Tuesday, November 4, 2008

Meaning of Obama Election

These are the remarks as I prepared them to deliver to the Election Night Victory Celebration of the Tulare County (California) Democratic Party. There were over 700 in attendance at the Visalia Holiday Inn.

This is a great night to be a Democrat; this is a great night to be an American! On January 20, 2009 Barack Obama will be sworn in as the 44th President of the United States. We are also sending bigger Democratic majorities in the House and Senate to help him get this country back on track again. It’s about time! Thanks to your hard work we have taken our country back. You registered the voters, you made the phone calls, attended the rallies, you contributed your money, talked to your family, friends and neighbors, painted the signs, stayed informed, cast your vote: in short you made it happen. You have proven what Barack has been saying all along: This campaign has never really been about him. It is about us, the American people, what we need, and what we are willing to believe in and make happen.

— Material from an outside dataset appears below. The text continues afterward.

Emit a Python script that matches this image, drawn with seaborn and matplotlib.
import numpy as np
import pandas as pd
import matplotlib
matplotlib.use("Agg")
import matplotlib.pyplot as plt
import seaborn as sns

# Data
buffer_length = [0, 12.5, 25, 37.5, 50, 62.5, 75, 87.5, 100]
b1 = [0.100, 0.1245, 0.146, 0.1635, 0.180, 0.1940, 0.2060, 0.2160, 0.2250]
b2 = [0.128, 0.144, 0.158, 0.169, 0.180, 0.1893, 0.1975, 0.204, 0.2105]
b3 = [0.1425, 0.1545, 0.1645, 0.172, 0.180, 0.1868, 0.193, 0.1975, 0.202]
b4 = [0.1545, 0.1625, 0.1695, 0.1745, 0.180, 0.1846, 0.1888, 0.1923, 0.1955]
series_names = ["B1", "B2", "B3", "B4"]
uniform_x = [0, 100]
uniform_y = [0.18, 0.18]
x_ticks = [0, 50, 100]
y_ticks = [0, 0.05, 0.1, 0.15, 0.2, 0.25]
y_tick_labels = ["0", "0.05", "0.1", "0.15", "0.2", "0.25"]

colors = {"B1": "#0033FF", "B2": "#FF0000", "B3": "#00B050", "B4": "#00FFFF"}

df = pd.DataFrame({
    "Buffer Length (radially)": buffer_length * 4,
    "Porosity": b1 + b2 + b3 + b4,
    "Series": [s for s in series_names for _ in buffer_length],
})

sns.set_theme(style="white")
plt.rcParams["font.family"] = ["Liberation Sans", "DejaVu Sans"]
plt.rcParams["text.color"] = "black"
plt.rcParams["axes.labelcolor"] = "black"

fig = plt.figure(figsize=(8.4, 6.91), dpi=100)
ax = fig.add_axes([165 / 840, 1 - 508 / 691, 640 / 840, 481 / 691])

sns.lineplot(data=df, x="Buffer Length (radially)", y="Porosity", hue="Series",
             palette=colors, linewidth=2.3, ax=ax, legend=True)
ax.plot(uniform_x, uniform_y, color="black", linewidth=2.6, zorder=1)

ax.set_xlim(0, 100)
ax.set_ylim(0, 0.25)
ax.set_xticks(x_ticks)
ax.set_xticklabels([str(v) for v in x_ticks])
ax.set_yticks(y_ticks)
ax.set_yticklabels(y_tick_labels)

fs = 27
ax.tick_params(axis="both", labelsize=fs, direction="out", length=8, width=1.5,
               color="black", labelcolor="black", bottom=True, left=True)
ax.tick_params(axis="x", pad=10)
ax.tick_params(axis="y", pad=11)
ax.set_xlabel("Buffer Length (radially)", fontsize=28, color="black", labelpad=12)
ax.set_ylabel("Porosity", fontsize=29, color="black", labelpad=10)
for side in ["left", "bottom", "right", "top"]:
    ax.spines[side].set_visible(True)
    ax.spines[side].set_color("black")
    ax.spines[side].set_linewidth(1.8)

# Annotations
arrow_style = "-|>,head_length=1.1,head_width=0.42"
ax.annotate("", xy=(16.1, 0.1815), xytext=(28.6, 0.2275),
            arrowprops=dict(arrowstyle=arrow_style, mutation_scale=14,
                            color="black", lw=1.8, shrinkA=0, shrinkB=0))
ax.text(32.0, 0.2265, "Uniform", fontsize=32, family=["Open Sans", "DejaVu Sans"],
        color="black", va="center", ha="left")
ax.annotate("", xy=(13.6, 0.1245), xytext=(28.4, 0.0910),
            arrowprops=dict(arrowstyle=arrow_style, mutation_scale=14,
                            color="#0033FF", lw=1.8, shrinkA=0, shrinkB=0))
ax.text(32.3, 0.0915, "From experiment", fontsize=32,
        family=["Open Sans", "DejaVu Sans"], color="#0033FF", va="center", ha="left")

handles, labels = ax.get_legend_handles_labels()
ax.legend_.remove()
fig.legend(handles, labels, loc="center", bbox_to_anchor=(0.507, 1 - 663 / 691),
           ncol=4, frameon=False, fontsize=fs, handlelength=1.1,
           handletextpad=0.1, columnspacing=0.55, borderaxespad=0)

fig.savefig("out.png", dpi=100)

The smashing victory we see tonight confirms what we have been saying since the beginning of this campaign: This country is ready for change! And starting on January 20, we are going to get it. America’s eight-year nightmare is over. We have seen a vindication of the basis of our party’s campaign. As Barack Obama says, the size of our problems had outgrown the smallness of our politics, the politics about tearing each other down instead of building our country up. It is time to once again become one America, not a Red America and a Blue America, but one United States of America. With this election tonight we have chosen hope over fear, unity over division, change over the status quo and a bright future over the failed past.

We will now see the beginning of the end of our involvement in a war that should never have been fought, while we finally go after the people who actually attacked us. We will see health care treated as a human right and not as a privilege. We will live up to our ideals and our sacred constitutional principles: Let it never ever be said again that America’s government tortures people and spies on its citizens without cause or a warrant; those are not the practices of a free country.

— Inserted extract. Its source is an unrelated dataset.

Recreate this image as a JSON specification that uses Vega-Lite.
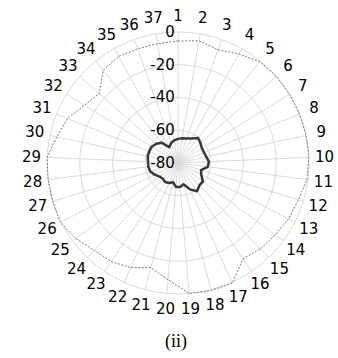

We will see people treated equally and with respect, whether they be black, white, brown, Native American, immigrant, gay, straight, disabled or not disabled. We will build up our schools and our infrastructure; we will break our dependence on oil, not by trying to squeeze the last few drops out of our shores but by turning to the wind and the sun. In the process we will begin reversing global warming and handing a cleaner planet over to our children. We will mobilize our young people and invest in our human capital by rewarding service with a college education.

These are but some of the ideas and ideals to which we have committed ourselves. Our triumph tonight grew out of an improbable movement that turned cynicism into optimism and the spirit of business as usual and “no you can’t” into “yes we can.” Our party always rises when it appeals to our hopes and not our fears, to our better angels and the promise of the possible. This is the spirit that understands that obstacles are what we see when we take our eyes off the prize, the spirit that Bobby Kennedy referred to when he said, “Some see things as they are and ask why, I see things that never were and ask why not.” So tonight we begin day one of seeing things that never were but ought to be, that are for some and ought to be for all, that could be and that will be. This is our night, and it is America’s to celebrate.

2 comments:

Unknown said...

I wasn't there, but if I was I would have stood and cheered. Great speech!

zack said...

That's an awesome speech Mr. Natoli. Wish I could have been there for it. The nightmare is almost over!!!